§ **Data extract**

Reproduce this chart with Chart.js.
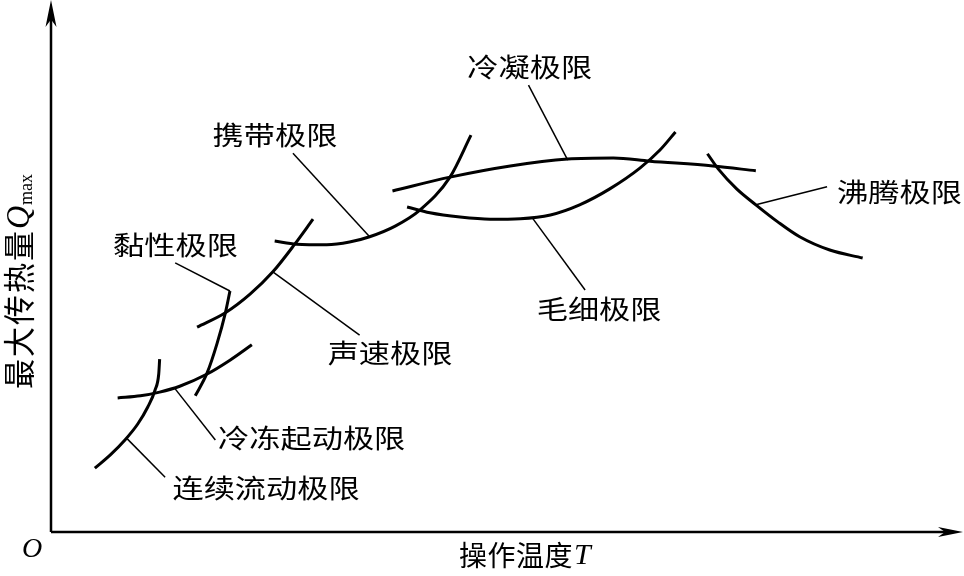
<!DOCTYPE html>
<html>
<head>
<meta charset="utf-8">
<title>最大传热量与操作温度</title>
<script src="https://cdn.jsdelivr.net/npm/chart.js@4.4.1/dist/chart.umd.min.js"></script>
<style>
  html, body { margin: 0; padding: 0; background: #fff; }
  #wrap { width: 964px; height: 576px; }
</style>
</head>
<body>
<div id="wrap"><canvas id="c" width="964" height="576"></canvas></div>
<script>
(function () {
  "use strict";

  /* ---- values: T and Qmax in arbitrary units (0-100) ---- */
  var limitNames = ["连续流动极限", "冷冻起动极限", "黏性极限", "声速极限",
                    "携带极限", "冷凝极限", "毛细极限", "沸腾极限"];

  var continuousFlow = [[4.8, 12.0], [6.5, 14.5], [8.1, 17.3], [9.5, 20.3], [10.6, 23.5], [11.4, 26.7],
                        [11.8, 29.7], [11.9, 32.5]];
  var freezeStartup  = [[7.3, 25.2], [9.8, 25.6], [11.9, 26.3], [14.1, 27.4], [17.1, 29.7], [19.6, 32.3], [22.0, 35.2]];
  var viscous        = [[15.8, 25.6], [17.1, 29.9], [18.2, 35.5], [19.1, 41.2], [19.6, 45.3]];
  var sonic          = [[16.0, 38.5], [19.1, 41.2], [21.8, 44.7], [24.3, 48.9], [26.7, 54.1], [28.7, 58.8]];
  var entrainment    = [[24.5, 54.7], [26.9, 54.1], [30.2, 54.0], [32.7, 54.5], [34.9, 55.5], [37.7, 57.5],
                        [40.4, 60.5], [43.7, 66.7], [46.0, 74.6]];
  var condensation   = [[37.4, 64.1], [43.7, 66.7], [50.3, 68.8], [56.6, 70.1], [61.6, 70.3], [65.6, 69.7],
                        [72.5, 68.8], [77.2, 67.9]];
  var capillary      = [[39.0, 61.1], [41.5, 60.0], [44.8, 59.2], [48.1, 58.8], [51.4, 58.9], [54.7, 59.6],
                        [57.9, 61.5], [61.2, 64.5], [64.5, 68.4], [66.7, 71.8], [68.4, 75.2]];
  var boiling        = [[71.9, 71.1], [73.1, 68.2], [75.1, 64.5], [77.2, 61.5], [79.6, 58.3], [82.0, 55.5],
                        [85.3, 53.0], [88.9, 51.5]];

  // same order as limitNames
  var curves = [continuousFlow, freezeStartup, viscous, sonic, entrainment, condensation, capillary, boiling];

  // leader lines: point on the curve -> end beside the label
  var leaderFrom = [[8.3, 17.6], [13.6, 26.9], [19.6, 45.3], [24.3, 48.9], [34.9, 55.5], [56.6, 69.9], [52.7, 59.1], [77.2, 61.5]];
  var leaderTo   = [[12.5, 10.3], [18.0, 17.3], [13.6, 50.6], [33.8, 37.0], [26.5, 71.2], [52.3, 84.0], [58.5, 45.5], [85.0, 64.9]];
  // label anchors (left edge, vertical middle)
  var labelAt    = [[13.3, 8.3], [18.3, 17.7], [6.8, 54.0], [30.3, 33.7], [17.7, 74.6], [45.6, 87.4], [53.2, 41.9], [86.1, 63.9]];

  var INK = "#000";
  var CJK = "'Noto Sans CJK SC', 'Noto Sans', sans-serif";
  var SERIF = "'Liberation Serif', 'DejaVu Serif', serif";
  var STRETCH = 1.2; // the original figure is a bit wider than tall

  function pts(list) {
    return list.map(function (p) { return { x: p[0], y: p[1] }; });
  }

  var datasets = [];
  curves.forEach(function (c, i) {
    datasets.push({
      label: limitNames[i], data: pts(c), showLine: true, borderColor: INK,
      borderWidth: 3, pointRadius: 0, cubicInterpolationMode: "monotone",
      fill: false, clip: false, borderCapStyle: "butt"
    });
  });
  leaderFrom.forEach(function (a, i) {
    datasets.push({
      label: limitNames[i] + " leader", data: pts([a, leaderTo[i]]), showLine: true,
      borderColor: INK, borderWidth: 1.5, pointRadius: 0, tension: 0, fill: false, clip: false
    });
  });

  function arrowHead(ctx, tx, ty, dx, dy, len, half) {
    var bx = tx - dx * len, by = ty - dy * len;
    var nx = -dy, ny = dx;
    ctx.beginPath();
    ctx.moveTo(tx, ty);
    ctx.lineTo(bx + nx * half, by + ny * half);
    ctx.lineTo(tx - dx * len * 0.72, ty - dy * len * 0.72);
    ctx.lineTo(bx - nx * half, by - ny * half);
    ctx.closePath();
    ctx.fill();
  }

  /* ---- axes with arrows, limit labels and axis titles ---- */
  var decor = {
    id: "decor",
    afterDraw: function (chart) {
      var ctx = chart.ctx, a = chart.chartArea;
      var xs = chart.scales.x, ys = chart.scales.y;
      ctx.save();
      ctx.strokeStyle = INK;
      ctx.fillStyle = INK;

      // axes
      ctx.lineWidth = 2.5;
      ctx.beginPath();
      ctx.moveTo(a.left, a.bottom);
      ctx.lineTo(a.left, a.top + 12);
      ctx.moveTo(a.left, a.bottom);
      ctx.lineTo(a.right - 12, a.bottom);
      ctx.stroke();
      arrowHead(ctx, a.left, a.top, 0, -1, 27, 5.5);
      arrowHead(ctx, a.right - 1, a.bottom, 1, 0, 25, 5);

      // limit labels
      ctx.font = "26px " + CJK;
      ctx.textAlign = "left";
      ctx.textBaseline = "middle";
      labelAt.forEach(function (p, i) {
        ctx.save();
        ctx.translate(xs.getPixelForValue(p[0]), ys.getPixelForValue(p[1]));
        ctx.scale(STRETCH, 1);
        ctx.fillText(limitNames[i], 0, 0);
        ctx.restore();
      });

      // origin
      ctx.font = "italic 28px " + SERIF;
      ctx.textAlign = "center";
      ctx.textBaseline = "alphabetic";
      ctx.fillText("O", a.left - 19, a.bottom + 25);

      // x title
      var xt = "操作温度", x0 = a.left + 408, yMid = a.bottom + 23;
      ctx.textAlign = "left";
      ctx.textBaseline = "middle";
      ctx.font = "28px " + CJK;
      for (var k = 0; k < xt.length; k++) ctx.fillText(xt[k], x0 + k * 28.5, yMid);
      ctx.font = "italic 30px " + SERIF;
      ctx.fillText("T", x0 + xt.length * 28.5 + 1, yMid + 1);

      // y title (rotated, reads bottom to top)
      var yt = "最大传热量", pitch = 32;
      ctx.save();
      ctx.translate(19, (a.top + a.bottom) / 2 + 16);
      ctx.rotate(-Math.PI / 2);
      ctx.scale(1, 1.05);
      ctx.font = "italic 32px " + SERIF;
      var qW = ctx.measureText("Q").width;
      ctx.font = "18px " + SERIF;
      var mW = ctx.measureText("max").width;
      var total = yt.length * pitch + qW + mW;
      var s = -total / 2;
      ctx.font = "30px " + CJK;
      for (var j = 0; j < yt.length; j++) ctx.fillText(yt[j], s + j * pitch, 0);
      s += yt.length * pitch;
      ctx.font = "italic 32px " + SERIF;
      ctx.fillText("Q", s, 1);
      ctx.font = "18px " + SERIF;
      ctx.fillText("max", s + qW + 1, 8);
      ctx.restore();

      ctx.restore();
    }
  };

  new Chart(document.getElementById("c").getContext("2d"), {
    type: "scatter",
    data: { datasets: datasets },
    options: {
      responsive: false,
      animation: false,
      devicePixelRatio: 1,
      layout: { padding: { left: 51, right: 0, top: 0, bottom: 44 } },
      plugins: { legend: { display: false }, tooltip: { enabled: false } },
      scales: {
        x: { type: "linear", min: 0, max: 100, display: false },
        y: { type: "linear", min: 0, max: 100, display: false }
      }
    },
    plugins: [decor]
  });
})();
</script>
</body>
</html>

§ **Aim**
Omit the pictures, and quote the material above exactly as given.

§ **Task solution**
Reproduce this chart with Chart.js.
<!DOCTYPE html>
<html>
<head>
<meta charset="utf-8">
<title>最大传热量与操作温度</title>
<script src="https://cdn.jsdelivr.net/npm/chart.js@4.4.1/dist/chart.umd.min.js"></script>
<style>
  html, body { margin: 0; padding: 0; background: #fff; }
  #wrap { width: 964px; height: 576px; }
</style>
</head>
<body>
<div id="wrap"><canvas id="c" width="964" height="576"></canvas></div>
<script>
(function () {
  "use strict";

  /* ---- values: T and Qmax in arbitrary units (0-100) ---- */
  var limitNames = ["连续流动极限", "冷冻起动极限", "黏性极限", "声速极限",
                    "携带极限", "冷凝极限", "毛细极限", "沸腾极限"];

  var continuousFlow = [[4.8, 12.0], [6.5, 14.5], [8.1, 17.3], [9.5, 20.3], [10.6, 23.5], [11.4, 26.7],
                        [11.8, 29.7], [11.9, 32.5]];
  var freezeStartup  = [[7.3, 25.2], [9.8, 25.6], [11.9, 26.3], [14.1, 27.4], [17.1, 29.7], [19.6, 32.3], [22.0, 35.2]];
  var viscous        = [[15.8, 25.6], [17.1, 29.9], [18.2, 35.5], [19.1, 41.2], [19.6, 45.3]];
  var sonic          = [[16.0, 38.5], [19.1, 41.2], [21.8, 44.7], [24.3, 48.9], [26.7, 54.1], [28.7, 58.8]];
  var entrainment    = [[24.5, 54.7], [26.9, 54.1], [30.2, 54.0], [32.7, 54.5], [34.9, 55.5], [37.7, 57.5],
                        [40.4, 60.5], [43.7, 66.7], [46.0, 74.6]];
  var condensation   = [[37.4, 64.1], [43.7, 66.7], [50.3, 68.8], [56.6, 70.1], [61.6, 70.3], [65.6, 69.7],
                        [72.5, 68.8], [77.2, 67.9]];
  var capillary      = [[39.0, 61.1], [41.5, 60.0], [44.8, 59.2], [48.1, 58.8], [51.4, 58.9], [54.7, 59.6],
                        [57.9, 61.5], [61.2, 64.5], [64.5, 68.4], [66.7, 71.8], [68.4, 75.2]];
  var boiling        = [[71.9, 71.1], [73.1, 68.2], [75.1, 64.5], [77.2, 61.5], [79.6, 58.3], [82.0, 55.5],
                        [85.3, 53.0], [88.9, 51.5]];

  // same order as limitNames
  var curves = [continuousFlow, freezeStartup, viscous, sonic, entrainment, condensation, capillary, boiling];

  // leader lines: point on the curve -> end beside the label
  var leaderFrom = [[8.3, 17.6], [13.6, 26.9], [19.6, 45.3], [24.3, 48.9], [34.9, 55.5], [56.6, 69.9], [52.7, 59.1], [77.2, 61.5]];
  var leaderTo   = [[12.5, 10.3], [18.0, 17.3], [13.6, 50.6], [33.8, 37.0], [26.5, 71.2], [52.3, 84.0], [58.5, 45.5], [85.0, 64.9]];
  // label anchors (left edge, vertical middle)
  var labelAt    = [[13.3, 8.3], [18.3, 17.7], [6.8, 54.0], [30.3, 33.7], [17.7, 74.6], [45.6, 87.4], [53.2, 41.9], [86.1, 63.9]];

  var INK = "#000";
  var CJK = "'Noto Sans CJK SC', 'Noto Sans', sans-serif";
  var SERIF = "'Liberation Serif', 'DejaVu Serif', serif";
  var STRETCH = 1.2; // the original figure is a bit wider than tall

  function pts(list) {
    return list.map(function (p) { return { x: p[0], y: p[1] }; });
  }

  var datasets = [];
  curves.forEach(function (c, i) {
    datasets.push({
      label: limitNames[i], data: pts(c), showLine: true, borderColor: INK,
      borderWidth: 3, pointRadius: 0, cubicInterpolationMode: "monotone",
      fill: false, clip: false, borderCapStyle: "butt"
    });
  });
  leaderFrom.forEach(function (a, i) {
    datasets.push({
      label: limitNames[i] + " leader", data: pts([a, leaderTo[i]]), showLine: true,
      borderColor: INK, borderWidth: 1.5, pointRadius: 0, tension: 0, fill: false, clip: false
    });
  });

  function arrowHead(ctx, tx, ty, dx, dy, len, half) {
    var bx = tx - dx * len, by = ty - dy * len;
    var nx = -dy, ny = dx;
    ctx.beginPath();
    ctx.moveTo(tx, ty);
    ctx.lineTo(bx + nx * half, by + ny * half);
    ctx.lineTo(tx - dx * len * 0.72, ty - dy * len * 0.72);
    ctx.lineTo(bx - nx * half, by - ny * half);
    ctx.closePath();
    ctx.fill();
  }

  /* ---- axes with arrows, limit labels and axis titles ---- */
  var decor = {
    id: "decor",
    afterDraw: function (chart) {
      var ctx = chart.ctx, a = chart.chartArea;
      var xs = chart.scales.x, ys = chart.scales.y;
      ctx.save();
      ctx.strokeStyle = INK;
      ctx.fillStyle = INK;

      // axes
      ctx.lineWidth = 2.5;
      ctx.beginPath();
      ctx.moveTo(a.left, a.bottom);
      ctx.lineTo(a.left, a.top + 12);
      ctx.moveTo(a.left, a.bottom);
      ctx.lineTo(a.right - 12, a.bottom);
      ctx.stroke();
      arrowHead(ctx, a.left, a.top, 0, -1, 27, 5.5);
      arrowHead(ctx, a.right - 1, a.bottom, 1, 0, 25, 5);

      // limit labels
      ctx.font = "26px " + CJK;
      ctx.textAlign = "left";
      ctx.textBaseline = "middle";
      labelAt.forEach(function (p, i) {
        ctx.save();
        ctx.translate(xs.getPixelForValue(p[0]), ys.getPixelForValue(p[1]));
        ctx.scale(STRETCH, 1);
        ctx.fillText(limitNames[i], 0, 0);
        ctx.restore();
      });

      // origin
      ctx.font = "italic 28px " + SERIF;
      ctx.textAlign = "center";
      ctx.textBaseline = "alphabetic";
      ctx.fillText("O", a.left - 19, a.bottom + 25);

      // x title
      var xt = "操作温度", x0 = a.left + 408, yMid = a.bottom + 23;
      ctx.textAlign = "left";
      ctx.textBaseline = "middle";
      ctx.font = "28px " + CJK;
      for (var k = 0; k < xt.length; k++) ctx.fillText(xt[k], x0 + k * 28.5, yMid);
      ctx.font = "italic 30px " + SERIF;
      ctx.fillText("T", x0 + xt.length * 28.5 + 1, yMid + 1);

      // y title (rotated, reads bottom to top)
      var yt = "最大传热量", pitch = 32;
      ctx.save();
      ctx.translate(19, (a.top + a.bottom) / 2 + 16);
      ctx.rotate(-Math.PI / 2);
      ctx.scale(1, 1.05);
      ctx.font = "italic 32px " + SERIF;
      var qW = ctx.measureText("Q").width;
      ctx.font = "18px " + SERIF;
      var mW = ctx.measureText("max").width;
      var total = yt.length * pitch + qW + mW;
      var s = -total / 2;
      ctx.font = "30px " + CJK;
      for (var j = 0; j < yt.length; j++) ctx.fillText(yt[j], s + j * pitch, 0);
      s += yt.length * pitch;
      ctx.font = "italic 32px " + SERIF;
      ctx.fillText("Q", s, 1);
      ctx.font = "18px " + SERIF;
      ctx.fillText("max", s + qW + 1, 8);
      ctx.restore();

      ctx.restore();
    }
  };

  new Chart(document.getElementById("c").getContext("2d"), {
    type: "scatter",
    data: { datasets: datasets },
    options: {
      responsive: false,
      animation: false,
      devicePixelRatio: 1,
      layout: { padding: { left: 51, right: 0, top: 0, bottom: 44 } },
      plugins: { legend: { display: false }, tooltip: { enabled: false } },
      scales: {
        x: { type: "linear", min: 0, max: 100, display: false },
        y: { type: "linear", min: 0, max: 100, display: false }
      }
    },
    plugins: [decor]
  });
})();
</script>
</body>
</html>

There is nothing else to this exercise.